Hallo ursula,
ja, du hast Recht, mich hat das auch etwas irritiert, gerade von dir solche Kommentare zu hören.
Meines Erachtens sind das zwei paar Schuhe: Die Informationspolitik und die Patientenaufklärung sind sicherlich ein großes Problem bei Tysabri. Und ich finde nicht, dass das von Biogen/Elan bzw. FDA/EMEA auch nur annähernd vorbildlich gelöst wird.
Eine ganz andere Frage ist die, ob Patienten in einer Situation selber über ihre Medikation bestimmen sollten oder nicht, in der es gute Gründe sowohl dafür als auch dagegen gibt. Und mein Eindruck war, dass wir uns über diesen Punkt gestritten hatten.
Bei allen Mängeln der Informationspolitik: Wer heute Tysabri nimmt, kann sich in fünf Jahren nicht über eine dann womöglich ausgebrochene PML beschweren. Die Verantwortung trägt jeder Einzelne. Und selbstverständlich die behandelnden Ärzte insofern, als dass sie wirklich sicher gehen müssen, dass zumindest die Basics verstanden worden sind (PML, ungewisse Langzeitfolgen). Wenn das aber gegeben ist, bleibt nur die Eigenverantwortung des Patienten.
Dass die community nach Tysabri “gelechzt” hat, finde ich angesichts der Studiendaten nicht wirklich überraschend: Tysabri ist zwar immernoch kein gutes Medikament, aber eines, das deutlich vielversprechender ist als die Interferone oder Copaxone (wenn wir mal davon ausgehen, dass man den Studiendaten weitgehend vertrauen kann).
Du fragtest rhetorisch:
was meinst du eigentlich, was hier los wäre, wenn jeder, der sich für gut genug informiert hält, jede mögliche therapie erhalten könnte?
Ich denke, es ist eine Aufgabe der Gesundheitspolitik sicherzustellen, dass jeder, der sich für gut genug informiert hält, dies auch wirklich ist bevor er ein Medi erhält. Dann aber sehe ich kein Problem. Wer die möglichen Konsequenzen kennt, sollte auch mit ihnen leben oder sterben können. Alles andere finde ich paternalistisch und einer freien Gesellschaft unwürdig.
Im Übrigen würde das mittelfristig sicherlich Lerneffekte in der breiten Bevölkerung hervorrufen: Pillen schlucken ist etwas ernsthaftes, das man nicht so leichthin tun sollte.

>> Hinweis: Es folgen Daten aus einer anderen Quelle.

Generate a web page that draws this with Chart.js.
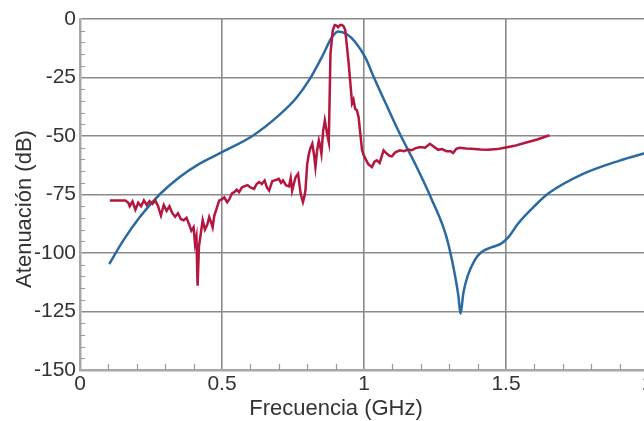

Die Sorglosigkeit einer Pillen schluckenden Gesellschaft scheint ja deine Sorge zu sein. Bei tatsächlich eigenverantwortlichem Gebrauch würde die Gesellschaft sicherlich auch etwas bewusster damit umgehen - vielleicht nicht sofort, aber mit der Zeit nach schmerzhaften Lernprozessen. Ein Schulfach “Pharmakologie für den Alltag” könnte auch nicht schaden. Wie gesagt: Alles Probleme der Informationspolitik - da können wir lange drüber diskutieren. Genauso wie natürlich über die schwierigen Fälle: Komapatienten, geistig Behinderte etc. Wer soll da entscheiden? Aber das ist glaube ich nicht der Punkt unserer Diskussion. Der war meines Erachtens: Handelt es sich bei der EMEA-Entscheidung, Tysabri nur bei schwerem Verlauf als Ersttherapie zuzulassen, um eine Bevormundung? Ich sehe keine Möglichkeit, auf diese Frage etwas anderes als “Ja” zu antworten.